Rows from a dataset of charts and code —
-- Start --

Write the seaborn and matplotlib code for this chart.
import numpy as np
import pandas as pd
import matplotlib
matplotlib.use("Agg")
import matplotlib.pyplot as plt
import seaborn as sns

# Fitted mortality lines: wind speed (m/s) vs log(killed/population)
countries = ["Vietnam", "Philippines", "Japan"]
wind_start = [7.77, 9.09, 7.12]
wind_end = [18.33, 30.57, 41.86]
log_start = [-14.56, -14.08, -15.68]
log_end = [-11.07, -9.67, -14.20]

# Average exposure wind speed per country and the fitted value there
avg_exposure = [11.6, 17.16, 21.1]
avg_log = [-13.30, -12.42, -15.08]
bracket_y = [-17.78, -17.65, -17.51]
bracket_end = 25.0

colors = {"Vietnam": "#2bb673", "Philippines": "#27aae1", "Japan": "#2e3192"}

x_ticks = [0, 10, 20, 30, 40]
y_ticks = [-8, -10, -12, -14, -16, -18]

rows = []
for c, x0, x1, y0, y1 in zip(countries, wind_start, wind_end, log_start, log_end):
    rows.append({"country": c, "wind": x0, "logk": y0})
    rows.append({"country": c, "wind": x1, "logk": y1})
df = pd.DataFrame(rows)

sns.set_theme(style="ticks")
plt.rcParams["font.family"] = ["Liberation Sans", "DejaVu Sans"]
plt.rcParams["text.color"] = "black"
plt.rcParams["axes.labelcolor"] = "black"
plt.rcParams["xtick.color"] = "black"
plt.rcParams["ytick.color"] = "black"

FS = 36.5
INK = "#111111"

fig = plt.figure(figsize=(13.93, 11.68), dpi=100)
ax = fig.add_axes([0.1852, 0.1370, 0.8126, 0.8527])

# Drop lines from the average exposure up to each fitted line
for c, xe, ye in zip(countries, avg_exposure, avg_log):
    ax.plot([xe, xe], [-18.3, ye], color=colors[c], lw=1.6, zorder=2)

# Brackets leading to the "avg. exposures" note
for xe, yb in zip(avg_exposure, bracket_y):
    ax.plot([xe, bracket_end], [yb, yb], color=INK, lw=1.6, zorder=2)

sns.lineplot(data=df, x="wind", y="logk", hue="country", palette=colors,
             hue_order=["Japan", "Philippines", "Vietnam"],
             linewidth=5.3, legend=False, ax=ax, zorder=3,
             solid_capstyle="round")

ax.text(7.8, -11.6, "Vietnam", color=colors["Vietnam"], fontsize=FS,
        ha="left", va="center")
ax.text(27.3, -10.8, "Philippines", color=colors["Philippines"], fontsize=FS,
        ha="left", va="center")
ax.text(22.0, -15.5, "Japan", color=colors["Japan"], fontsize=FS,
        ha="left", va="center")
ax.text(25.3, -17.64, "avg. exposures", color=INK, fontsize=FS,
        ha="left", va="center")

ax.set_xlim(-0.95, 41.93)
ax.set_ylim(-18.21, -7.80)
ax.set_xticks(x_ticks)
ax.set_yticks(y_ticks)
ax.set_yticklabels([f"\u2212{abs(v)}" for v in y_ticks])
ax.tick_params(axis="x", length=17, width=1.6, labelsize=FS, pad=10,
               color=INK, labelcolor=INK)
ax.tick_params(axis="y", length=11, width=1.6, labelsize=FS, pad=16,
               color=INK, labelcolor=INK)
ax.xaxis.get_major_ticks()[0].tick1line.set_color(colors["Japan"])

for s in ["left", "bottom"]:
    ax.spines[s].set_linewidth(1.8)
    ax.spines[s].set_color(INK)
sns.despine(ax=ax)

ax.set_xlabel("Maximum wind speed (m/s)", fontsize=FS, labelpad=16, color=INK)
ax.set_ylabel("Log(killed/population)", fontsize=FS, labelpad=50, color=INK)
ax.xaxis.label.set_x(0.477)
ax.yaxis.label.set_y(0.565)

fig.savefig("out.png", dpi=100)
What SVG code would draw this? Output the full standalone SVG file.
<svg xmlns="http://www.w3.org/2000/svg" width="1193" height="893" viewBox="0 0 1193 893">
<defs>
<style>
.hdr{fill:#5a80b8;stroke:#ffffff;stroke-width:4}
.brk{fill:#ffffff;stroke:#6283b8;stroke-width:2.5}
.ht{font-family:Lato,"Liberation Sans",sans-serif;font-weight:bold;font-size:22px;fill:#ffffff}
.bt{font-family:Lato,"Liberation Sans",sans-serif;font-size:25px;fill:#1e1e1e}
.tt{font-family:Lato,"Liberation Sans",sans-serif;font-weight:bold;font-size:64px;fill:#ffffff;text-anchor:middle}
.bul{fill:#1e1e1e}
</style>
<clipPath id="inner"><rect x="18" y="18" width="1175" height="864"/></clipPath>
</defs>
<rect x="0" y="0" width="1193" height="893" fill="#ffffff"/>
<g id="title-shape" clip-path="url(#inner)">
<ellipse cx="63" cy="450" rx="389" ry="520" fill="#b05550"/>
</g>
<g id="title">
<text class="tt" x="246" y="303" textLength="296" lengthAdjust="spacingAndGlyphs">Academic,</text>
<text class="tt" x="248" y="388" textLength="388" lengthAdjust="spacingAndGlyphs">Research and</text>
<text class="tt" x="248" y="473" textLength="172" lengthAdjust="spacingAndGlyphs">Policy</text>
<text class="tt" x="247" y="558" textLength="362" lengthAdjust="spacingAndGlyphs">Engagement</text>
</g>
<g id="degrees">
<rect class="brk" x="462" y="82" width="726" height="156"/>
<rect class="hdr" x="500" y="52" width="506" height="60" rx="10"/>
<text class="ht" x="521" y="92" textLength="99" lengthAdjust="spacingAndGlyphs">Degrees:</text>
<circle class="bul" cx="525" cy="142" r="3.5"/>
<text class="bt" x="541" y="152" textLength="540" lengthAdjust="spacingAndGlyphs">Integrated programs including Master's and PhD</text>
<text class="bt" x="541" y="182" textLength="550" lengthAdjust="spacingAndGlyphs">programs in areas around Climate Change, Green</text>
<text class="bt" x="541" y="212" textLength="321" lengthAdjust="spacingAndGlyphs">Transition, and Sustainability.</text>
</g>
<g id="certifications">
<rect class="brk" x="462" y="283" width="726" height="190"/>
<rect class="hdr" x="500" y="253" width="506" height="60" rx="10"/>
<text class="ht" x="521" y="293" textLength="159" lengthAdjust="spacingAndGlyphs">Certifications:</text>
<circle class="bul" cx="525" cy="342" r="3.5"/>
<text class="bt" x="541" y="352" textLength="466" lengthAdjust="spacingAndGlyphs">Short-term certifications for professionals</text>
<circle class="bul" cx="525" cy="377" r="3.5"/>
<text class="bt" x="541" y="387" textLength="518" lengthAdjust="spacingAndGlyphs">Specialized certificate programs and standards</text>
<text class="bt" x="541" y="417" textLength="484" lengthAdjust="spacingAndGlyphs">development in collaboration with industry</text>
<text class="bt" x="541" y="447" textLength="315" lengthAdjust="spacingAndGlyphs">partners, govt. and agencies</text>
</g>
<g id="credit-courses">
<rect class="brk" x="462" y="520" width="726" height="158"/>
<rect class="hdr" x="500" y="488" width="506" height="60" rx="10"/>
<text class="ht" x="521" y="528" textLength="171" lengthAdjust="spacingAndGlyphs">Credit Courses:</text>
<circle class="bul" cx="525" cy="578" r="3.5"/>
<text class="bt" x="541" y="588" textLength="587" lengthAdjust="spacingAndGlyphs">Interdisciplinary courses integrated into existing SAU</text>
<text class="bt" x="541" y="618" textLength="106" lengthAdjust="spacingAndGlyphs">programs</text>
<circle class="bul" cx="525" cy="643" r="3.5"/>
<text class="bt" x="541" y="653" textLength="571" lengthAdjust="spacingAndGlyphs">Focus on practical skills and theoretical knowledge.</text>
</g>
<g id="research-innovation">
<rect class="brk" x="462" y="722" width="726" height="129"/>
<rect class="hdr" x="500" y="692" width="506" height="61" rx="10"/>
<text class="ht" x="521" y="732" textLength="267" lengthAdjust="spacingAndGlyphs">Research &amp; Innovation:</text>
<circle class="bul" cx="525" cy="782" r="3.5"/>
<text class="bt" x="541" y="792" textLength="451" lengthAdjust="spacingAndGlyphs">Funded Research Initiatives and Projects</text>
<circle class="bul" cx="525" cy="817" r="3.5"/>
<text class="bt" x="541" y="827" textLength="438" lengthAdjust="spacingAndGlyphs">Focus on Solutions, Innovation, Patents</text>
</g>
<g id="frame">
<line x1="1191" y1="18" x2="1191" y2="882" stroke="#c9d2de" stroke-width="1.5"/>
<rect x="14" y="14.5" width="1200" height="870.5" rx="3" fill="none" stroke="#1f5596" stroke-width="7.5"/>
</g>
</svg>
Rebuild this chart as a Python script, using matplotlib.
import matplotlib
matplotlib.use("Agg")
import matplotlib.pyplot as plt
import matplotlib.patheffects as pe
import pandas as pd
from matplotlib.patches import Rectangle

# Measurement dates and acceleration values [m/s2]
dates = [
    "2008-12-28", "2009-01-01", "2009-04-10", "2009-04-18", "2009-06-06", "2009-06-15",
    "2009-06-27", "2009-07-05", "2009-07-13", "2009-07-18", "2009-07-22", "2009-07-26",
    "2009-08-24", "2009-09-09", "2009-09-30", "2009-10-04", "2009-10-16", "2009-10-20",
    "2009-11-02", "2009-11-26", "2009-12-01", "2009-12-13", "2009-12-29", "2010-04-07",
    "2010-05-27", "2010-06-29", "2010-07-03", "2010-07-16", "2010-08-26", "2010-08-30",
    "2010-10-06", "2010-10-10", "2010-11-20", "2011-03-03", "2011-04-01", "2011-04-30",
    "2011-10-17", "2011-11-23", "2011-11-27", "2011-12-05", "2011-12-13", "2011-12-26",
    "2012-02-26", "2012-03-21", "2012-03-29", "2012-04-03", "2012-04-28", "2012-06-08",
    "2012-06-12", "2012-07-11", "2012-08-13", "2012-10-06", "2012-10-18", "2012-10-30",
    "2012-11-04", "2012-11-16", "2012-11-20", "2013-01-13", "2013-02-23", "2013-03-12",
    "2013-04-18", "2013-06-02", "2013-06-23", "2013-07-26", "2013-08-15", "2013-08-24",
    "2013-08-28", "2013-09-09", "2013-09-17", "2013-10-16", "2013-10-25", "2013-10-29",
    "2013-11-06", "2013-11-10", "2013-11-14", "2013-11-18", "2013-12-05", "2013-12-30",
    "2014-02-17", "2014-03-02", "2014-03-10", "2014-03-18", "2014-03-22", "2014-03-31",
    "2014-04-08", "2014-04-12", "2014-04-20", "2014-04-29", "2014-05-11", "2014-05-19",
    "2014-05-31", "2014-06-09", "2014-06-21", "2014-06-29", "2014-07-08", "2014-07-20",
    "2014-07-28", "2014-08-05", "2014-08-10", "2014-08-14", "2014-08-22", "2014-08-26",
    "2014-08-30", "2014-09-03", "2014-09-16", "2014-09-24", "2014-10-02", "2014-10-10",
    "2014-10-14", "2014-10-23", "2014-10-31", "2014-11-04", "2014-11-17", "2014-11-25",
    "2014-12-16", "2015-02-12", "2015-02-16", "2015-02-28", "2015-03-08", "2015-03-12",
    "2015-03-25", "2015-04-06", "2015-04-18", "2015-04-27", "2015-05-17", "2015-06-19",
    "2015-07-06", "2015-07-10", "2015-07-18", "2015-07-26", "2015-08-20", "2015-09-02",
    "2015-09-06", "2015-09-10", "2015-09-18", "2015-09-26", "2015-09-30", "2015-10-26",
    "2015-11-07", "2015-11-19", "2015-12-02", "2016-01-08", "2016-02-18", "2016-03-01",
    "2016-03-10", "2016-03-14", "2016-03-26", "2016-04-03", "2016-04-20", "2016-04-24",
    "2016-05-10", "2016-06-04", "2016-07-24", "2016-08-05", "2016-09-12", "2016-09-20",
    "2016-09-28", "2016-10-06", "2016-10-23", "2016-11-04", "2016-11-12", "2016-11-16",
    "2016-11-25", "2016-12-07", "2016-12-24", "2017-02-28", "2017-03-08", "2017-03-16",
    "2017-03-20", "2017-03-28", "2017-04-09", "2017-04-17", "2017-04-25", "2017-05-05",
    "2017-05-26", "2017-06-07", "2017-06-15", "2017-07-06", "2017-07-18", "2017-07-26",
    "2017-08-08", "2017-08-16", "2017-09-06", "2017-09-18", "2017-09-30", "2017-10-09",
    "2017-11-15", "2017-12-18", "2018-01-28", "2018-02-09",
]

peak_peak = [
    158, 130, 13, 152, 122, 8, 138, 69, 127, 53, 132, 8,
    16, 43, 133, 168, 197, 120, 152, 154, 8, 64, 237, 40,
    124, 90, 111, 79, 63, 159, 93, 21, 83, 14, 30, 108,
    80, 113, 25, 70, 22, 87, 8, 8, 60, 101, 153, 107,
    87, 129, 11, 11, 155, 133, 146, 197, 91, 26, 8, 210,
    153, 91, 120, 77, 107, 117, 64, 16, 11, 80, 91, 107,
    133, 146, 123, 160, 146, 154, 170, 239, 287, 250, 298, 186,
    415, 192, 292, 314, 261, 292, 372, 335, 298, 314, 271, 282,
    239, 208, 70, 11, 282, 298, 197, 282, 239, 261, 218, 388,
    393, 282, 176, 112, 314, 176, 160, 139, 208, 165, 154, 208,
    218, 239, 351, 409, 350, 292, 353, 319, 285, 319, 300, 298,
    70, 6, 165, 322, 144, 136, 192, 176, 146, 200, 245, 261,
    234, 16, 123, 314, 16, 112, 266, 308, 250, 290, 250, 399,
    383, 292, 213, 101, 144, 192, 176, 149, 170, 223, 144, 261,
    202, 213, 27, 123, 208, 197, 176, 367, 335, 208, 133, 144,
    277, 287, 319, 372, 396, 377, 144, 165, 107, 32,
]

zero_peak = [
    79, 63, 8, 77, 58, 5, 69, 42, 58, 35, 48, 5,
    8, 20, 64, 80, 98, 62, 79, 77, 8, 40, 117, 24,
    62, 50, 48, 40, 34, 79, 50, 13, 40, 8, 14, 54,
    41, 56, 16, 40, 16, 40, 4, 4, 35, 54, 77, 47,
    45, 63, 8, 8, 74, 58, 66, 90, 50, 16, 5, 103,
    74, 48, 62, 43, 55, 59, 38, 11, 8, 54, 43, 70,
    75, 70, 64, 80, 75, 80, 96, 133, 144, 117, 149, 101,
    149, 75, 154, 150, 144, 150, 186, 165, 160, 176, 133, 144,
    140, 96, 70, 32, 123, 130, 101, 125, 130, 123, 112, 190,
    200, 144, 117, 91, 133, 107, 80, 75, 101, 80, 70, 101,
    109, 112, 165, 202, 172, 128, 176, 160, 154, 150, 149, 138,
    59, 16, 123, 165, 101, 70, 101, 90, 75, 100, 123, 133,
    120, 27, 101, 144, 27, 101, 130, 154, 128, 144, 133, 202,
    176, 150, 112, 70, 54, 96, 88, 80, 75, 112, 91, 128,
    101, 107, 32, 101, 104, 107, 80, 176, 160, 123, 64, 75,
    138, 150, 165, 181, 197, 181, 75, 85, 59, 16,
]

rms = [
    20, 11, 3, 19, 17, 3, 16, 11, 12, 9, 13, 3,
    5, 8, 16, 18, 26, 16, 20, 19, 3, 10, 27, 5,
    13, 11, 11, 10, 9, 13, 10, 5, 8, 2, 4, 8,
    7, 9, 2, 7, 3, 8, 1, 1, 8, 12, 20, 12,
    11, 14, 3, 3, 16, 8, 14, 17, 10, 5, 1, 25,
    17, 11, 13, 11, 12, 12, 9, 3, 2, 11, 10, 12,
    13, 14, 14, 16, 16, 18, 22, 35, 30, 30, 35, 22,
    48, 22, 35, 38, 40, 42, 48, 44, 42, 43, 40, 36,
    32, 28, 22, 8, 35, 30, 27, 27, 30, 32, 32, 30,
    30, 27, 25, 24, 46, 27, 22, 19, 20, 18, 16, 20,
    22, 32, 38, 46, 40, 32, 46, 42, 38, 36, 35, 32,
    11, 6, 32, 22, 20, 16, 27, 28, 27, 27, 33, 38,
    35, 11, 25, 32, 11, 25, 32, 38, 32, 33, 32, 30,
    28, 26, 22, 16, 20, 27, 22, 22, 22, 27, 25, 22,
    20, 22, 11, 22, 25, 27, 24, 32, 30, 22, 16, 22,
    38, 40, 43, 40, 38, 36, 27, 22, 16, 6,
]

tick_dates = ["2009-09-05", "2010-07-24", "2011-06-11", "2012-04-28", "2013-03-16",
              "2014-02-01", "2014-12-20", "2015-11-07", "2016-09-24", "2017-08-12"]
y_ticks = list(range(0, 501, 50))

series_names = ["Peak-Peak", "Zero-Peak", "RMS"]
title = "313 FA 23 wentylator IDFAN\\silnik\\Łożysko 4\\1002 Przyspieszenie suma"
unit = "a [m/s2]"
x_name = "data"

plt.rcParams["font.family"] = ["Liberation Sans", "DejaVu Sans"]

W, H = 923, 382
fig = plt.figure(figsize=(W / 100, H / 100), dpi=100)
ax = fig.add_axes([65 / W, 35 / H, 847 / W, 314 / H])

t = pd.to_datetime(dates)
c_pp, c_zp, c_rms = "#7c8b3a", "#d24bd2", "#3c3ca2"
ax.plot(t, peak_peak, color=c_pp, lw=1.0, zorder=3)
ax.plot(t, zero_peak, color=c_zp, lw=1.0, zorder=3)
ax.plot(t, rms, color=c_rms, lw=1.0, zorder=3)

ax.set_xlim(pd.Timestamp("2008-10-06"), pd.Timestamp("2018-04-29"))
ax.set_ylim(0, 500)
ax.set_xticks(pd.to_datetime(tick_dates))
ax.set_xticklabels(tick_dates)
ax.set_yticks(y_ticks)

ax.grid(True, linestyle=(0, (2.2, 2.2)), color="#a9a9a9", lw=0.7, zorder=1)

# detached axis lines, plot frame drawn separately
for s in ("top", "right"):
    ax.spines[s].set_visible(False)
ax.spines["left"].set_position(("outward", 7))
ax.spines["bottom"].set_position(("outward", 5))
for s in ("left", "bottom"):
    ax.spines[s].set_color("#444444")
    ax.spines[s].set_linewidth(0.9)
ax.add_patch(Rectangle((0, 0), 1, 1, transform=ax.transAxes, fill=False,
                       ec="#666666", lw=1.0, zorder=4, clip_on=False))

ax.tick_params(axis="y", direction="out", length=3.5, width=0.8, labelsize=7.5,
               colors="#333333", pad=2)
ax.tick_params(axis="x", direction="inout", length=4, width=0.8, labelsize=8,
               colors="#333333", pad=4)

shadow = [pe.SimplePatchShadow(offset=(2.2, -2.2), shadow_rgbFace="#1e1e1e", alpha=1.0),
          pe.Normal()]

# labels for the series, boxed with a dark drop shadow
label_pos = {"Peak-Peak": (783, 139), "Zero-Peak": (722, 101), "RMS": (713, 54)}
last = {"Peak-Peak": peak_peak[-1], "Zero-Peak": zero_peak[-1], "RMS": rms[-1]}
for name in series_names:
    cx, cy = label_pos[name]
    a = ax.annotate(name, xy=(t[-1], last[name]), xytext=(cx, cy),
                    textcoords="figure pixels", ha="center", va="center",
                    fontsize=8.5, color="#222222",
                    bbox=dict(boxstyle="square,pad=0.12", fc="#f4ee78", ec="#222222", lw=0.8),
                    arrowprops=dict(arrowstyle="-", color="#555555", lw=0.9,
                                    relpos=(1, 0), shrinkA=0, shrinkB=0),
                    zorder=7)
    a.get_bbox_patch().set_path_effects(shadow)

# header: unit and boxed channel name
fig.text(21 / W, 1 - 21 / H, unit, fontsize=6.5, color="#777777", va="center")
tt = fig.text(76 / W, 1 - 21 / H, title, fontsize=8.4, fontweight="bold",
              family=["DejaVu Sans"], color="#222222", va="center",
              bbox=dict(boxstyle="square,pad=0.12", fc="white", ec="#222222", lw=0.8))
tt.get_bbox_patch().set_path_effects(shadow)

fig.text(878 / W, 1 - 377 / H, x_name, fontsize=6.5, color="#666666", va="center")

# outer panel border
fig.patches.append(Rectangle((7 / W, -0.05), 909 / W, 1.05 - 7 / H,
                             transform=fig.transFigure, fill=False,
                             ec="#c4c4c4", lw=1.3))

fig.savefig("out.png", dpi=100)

-- End --

WHAT TO DO — Repeat exactly the lines running from the one with "Rebuild this chart" through the one with "from matplotlib.patches import Rectangle", both included.

EXPECTED ANSWER —
Rebuild this chart as a Python script, using matplotlib.
import matplotlib
matplotlib.use("Agg")
import matplotlib.pyplot as plt
import matplotlib.patheffects as pe
import pandas as pd
from matplotlib.patches import Rectangle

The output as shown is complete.